-2

I'm trying to connect to a url using JSoup. It works fine for one url but for another I get

java.net.SocketException: Connection reset

Here is the code that works:

Document doc = Jsoup.connect("https://finance.yahoo.com/quote/IBM/key-statistics?p=IBM").get();

Here is code that generates the error:

Document doc = Jsoup.connect("https://www.nasdaq.com/dividend-stocks/dividend-calendar.aspx?date=2018-Aug-17").get();

If you cut and paste those urls into a browser, they work fine.

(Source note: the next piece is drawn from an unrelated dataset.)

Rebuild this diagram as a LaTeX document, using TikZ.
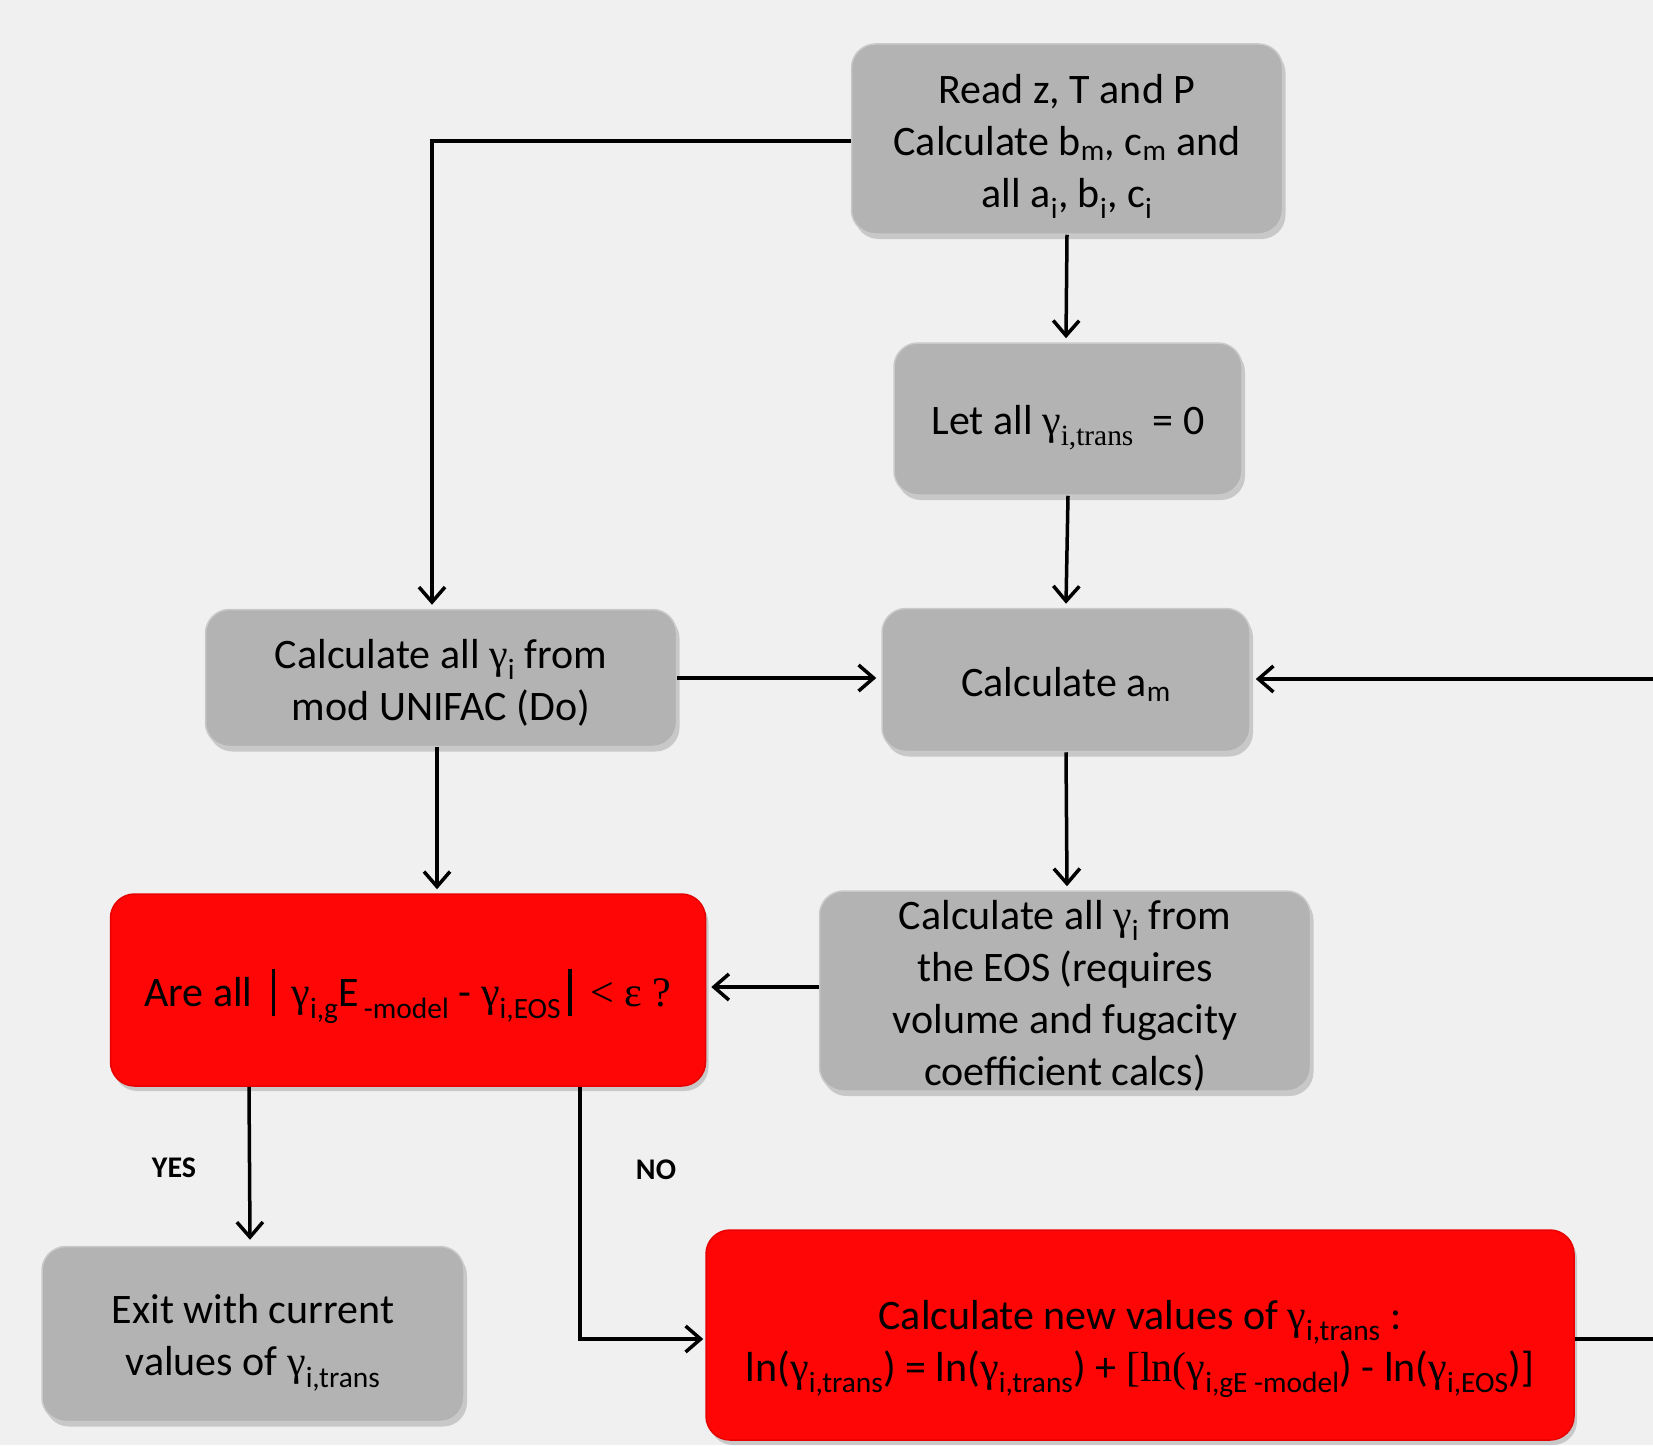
\documentclass[tikz,border=0pt]{standalone}
\usepackage{fontspec}
\setmainfont{Carlito}
\newfontfamily\grk{Liberation Serif}
\usepackage{tikz}
\usetikzlibrary{arrows.meta,positioning,shadows,calc}
\definecolor{bgcol}{HTML}{F0F0F0}
\definecolor{boxgray}{HTML}{B3B3B3}
\definecolor{boxedge}{HTML}{C9C9C9}
\definecolor{alarm}{HTML}{FF0606}
\definecolor{alarmedge}{HTML}{E80000}
\newcommand{\gam}{{\grk γ}}
\newcommand{\lo}[1]{\textsubscript{#1}}
\newcommand{\absbar}{\rule[-9pt]{3.5pt}{47pt}}
\newcommand{\topgap}[1]{\rule{0pt}{#1}}

\begin{document}
\begin{tikzpicture}[x=1pt,y=-1pt,every node/.style={align=center,font=\fontsize{42}{52}\selectfont},procbox/.style={draw=boxedge,line width=1.5pt,fill=boxgray,rounded corners=24pt,inner sep=0pt,drop shadow={opacity=0.35,shadow xshift=3pt,shadow yshift=-5pt}},testbox/.style={procbox,draw=alarmedge,fill=alarm},flow/.style={-{Straight Barb[length=15pt,width=26pt,line width=3.5pt]},line width=3.5pt},tag/.style={font=\fontsize{30}{36}\selectfont\bfseries}]
\useasboundingbox (0,0) rectangle (1653,1445);
\fill[bgcol] (0,0) rectangle (1653,1445);
\node[procbox,minimum width=431pt,minimum height=190pt] (read) at (1067,139) {\topgap{44pt}Read z, T and P\\Calculate b\lo{m}, c\lo{m} and\\all a\lo{i}, b\lo{i}, c\lo{i}};
\node[procbox,minimum width=348pt,minimum height=152pt] (zero) at (1068,419) {\topgap{46pt}Let all \gam{\grk\lo{i,trans}}\ \ = 0};
\node[procbox,minimum width=368pt,minimum height=143pt] (am) at (1066,680) {\topgap{38pt}Calculate a\lo{m}};
\node[procbox,minimum width=471pt,minimum height=137pt] (unifac) at (441,678) {\topgap{38pt}Calculate all \gam\lo{i} from\\mod UNIFAC (Do)};
\node[testbox,minimum width=595pt,minimum height=192pt] (check) at (408,990) {\topgap{50pt}Are all \ \absbar\ \,\gam\lo{i,g}E\lo{\,-model} - \gam\lo{i,EOS}\,\absbar\ \ {\grk< ε ?}};
\node[procbox,minimum width=491pt,minimum height=200pt] (eos) at (1065,991) {\topgap{38pt}Calculate all \gam\lo{i} from\\the EOS (requires\\volume and fugacity\\coefficient calcs)};
\node[procbox,minimum width=422pt,minimum height=175pt] (exit) at (253,1334) {\topgap{47pt}Exit with current\\values of \gam\lo{i,trans}};
\node[testbox,minimum width=868pt,minimum height=210pt] (update) at (1140,1335) {\topgap{57pt}Calculate new values of \gam\lo{i,trans} :\\ln(\gam\lo{i,trans}) = ln(\gam\lo{i,trans}) + {\grk[ln(}\gam\lo{i,gE -model}) - ln(\gam\lo{i,EOS})]};
\coordinate (loopin) at (1653,679);
\coordinate (loopout) at (1653,1339);
\node[tag] (yes) at (174,1168) {YES};
\node[tag] (no) at (656,1170) {NO};
% connectors
\draw[flow] ([yshift=-2pt]read.west) -| ([xshift=-9pt,yshift=4pt]unifac.north);
\draw[flow] (read.south) -- ([xshift=-2pt,yshift=4pt]zero.north);
\draw[flow] (zero.south) -- ([yshift=4pt]am.north);
\draw[flow] (unifac.east) -- ([xshift=-5pt]unifac.east -| am.west);
\draw[flow] (loopin) -- ([xshift=5pt]loopin -| am.east);
\draw[flow] (am.south) -- ([xshift=2pt,yshift=4pt]eos.north);
\draw[flow] ([xshift=-4pt]unifac.south) -- ([xshift=-4pt,yshift=4pt]unifac.south |- check.north);
\draw[flow] ([yshift=4pt]eos.west) -- ([xshift=5pt,yshift=4pt]eos.west -| check.east);
\draw[flow] ([xshift=-4pt]check.south -| exit.north) -- ([xshift=-3pt,yshift=6pt]exit.north);
\draw[flow] ([xshift=172pt]check.south) |- ([xshift=-2pt]loopout -| update.west);
\draw[line width=3.5pt] (loopout -| update.east) -- (loopout);
\end{tikzpicture}
\end{document}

Suggestions?

user3217883
  • 1,216
  • 4
  • 38
  • 65
  • Isn't this due to an issue at the server end? – Hovercraft Full Of Eels Aug 04 '18 at 21:07
  • Probably. Is there nothing I can do about it? Why would it work from a browser but not from code? – user3217883 Aug 04 '18 at 21:09
  • 1
    Some sites don't want to support non-browser visitors so they check for headers like user-agent. I didn't test it but I would probably start from something like [JSoup UserAgent, how to set it right?](https://stackoverflow.com/q/6581655) (but I would probably use my browser header which can be found at places like http://www.whatsmyua.info/) – Pshemo Aug 04 '18 at 21:10
  • 2
    I'm voting to close this question as off-topic because this is a server side error and without the source code or at least stacktraces from the server this is unanswerable. –  Aug 04 '18 at 21:13
  • Pshemo-so now my code looks like this, but got the same error: Document doc = Jsoup.connect(address).userAgent("Mozilla/5.0 (Windows NT 6.1; WOW64; rv:5.0) Gecko/20100101 Firefox/5.0").get(); – user3217883 Aug 04 '18 at 21:15
  • Thank you Pshemo. This user agent string worked! Mozilla/5.0 (Windows NT 10.0; Win64; x64) AppleWebKit/537.36 (KHTML, like Gecko) Chrome/67.0.3396.99 Safari/537.36 – user3217883 Aug 04 '18 at 21:20
  • Note that if you enter a website via a program that tries to protect itself against such accesses you might violate their ToS. Which might lead to consequences for you on this site, like an account or IP ban. Also note that there are many more simple techniques to differentiate a real browser from a mocking program. – Zabuzard Aug 04 '18 at 22:13

1 Answers1

2

Thanks to Pshemo in comments below, here is the answer:

    String address = "https://www.nasdaq.com/dividend-stocks/dividend-calendar.aspx?date=" +date;
    //Note: "userAgent required for this site to prevent java.net.SocketException: Connection reset" error
    String usrAgent = "Mozilla/5.0 (Windows NT 10.0; Win64; x64) AppleWebKit/537.36 (KHTML, like Gecko) Chrome/67.0.3396.99 Safari/537.36";
    Document doc = Jsoup.connect(address).userAgent(usrAgent).get();
user3217883
  • 1,216
  • 4
  • 38
  • 65